2) Optional: verify the \(J\) assignments
If \(B=10.593\ \text{cm}^{-1}\), then the predicted line positions are \(\tilde{\nu}=2B(J+1)\):
\[ \tilde{\nu}_{0\to1}=2B,\; \tilde{\nu}_{1\to2}=4B,\; \tilde{\nu}_{2\to3}=6B,\;\ldots \]
Using \(2B\approx 21.187\ \text{cm}^{-1}\) gives a sequence \(21.19,\;42.37,\;63.56,\ldots\) in excellent agreement with the measured values.
3) Compute the bond length \(r\) from \(B\)
The rotational constant is related to bond length by
\[ B=\frac{h}{8\pi^2 c\,\mu r^2} \quad\Longrightarrow\quad r=\sqrt{\frac{h}{8\pi^2 c\,\mu B}}. \]
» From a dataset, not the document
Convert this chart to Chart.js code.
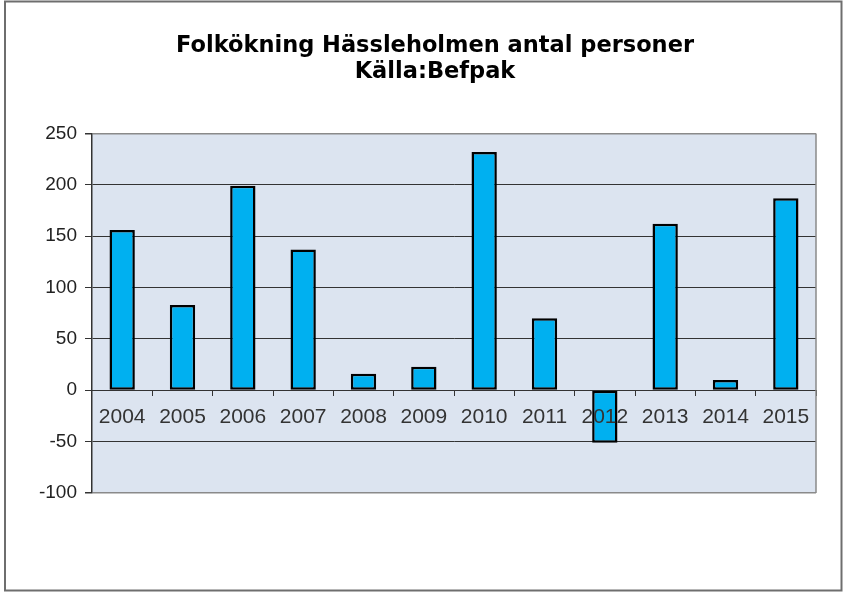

Using \(^1\text{H}\) and \(^{35}\text{Cl}\) (a common isotopologue), the reduced mass is
\[ \mu=\frac{m_\text{H}m_\text{Cl}}{m_\text{H}+m_\text{Cl}} \approx 1.63\times 10^{-27}\ \text{kg}. \]
With \(B=10.593\ \text{cm}^{-1}\) (and consistent SI units in the formula), the bond length is
\[ r \approx 1.27\times 10^{-10}\ \text{m} \;=\; 1.27\ \text{\AA}. \]
Big idea: the equal spacing of pure rotational lines gives \(2B\) directly. Once \(B\) is known, the moment of inertia (and thus the bond length) follows immediately.
Big idea: the spacing between lines in a pure rotational spectrum gives \(2B\), and once \(B\) is known the bond length \(r\) follows directly.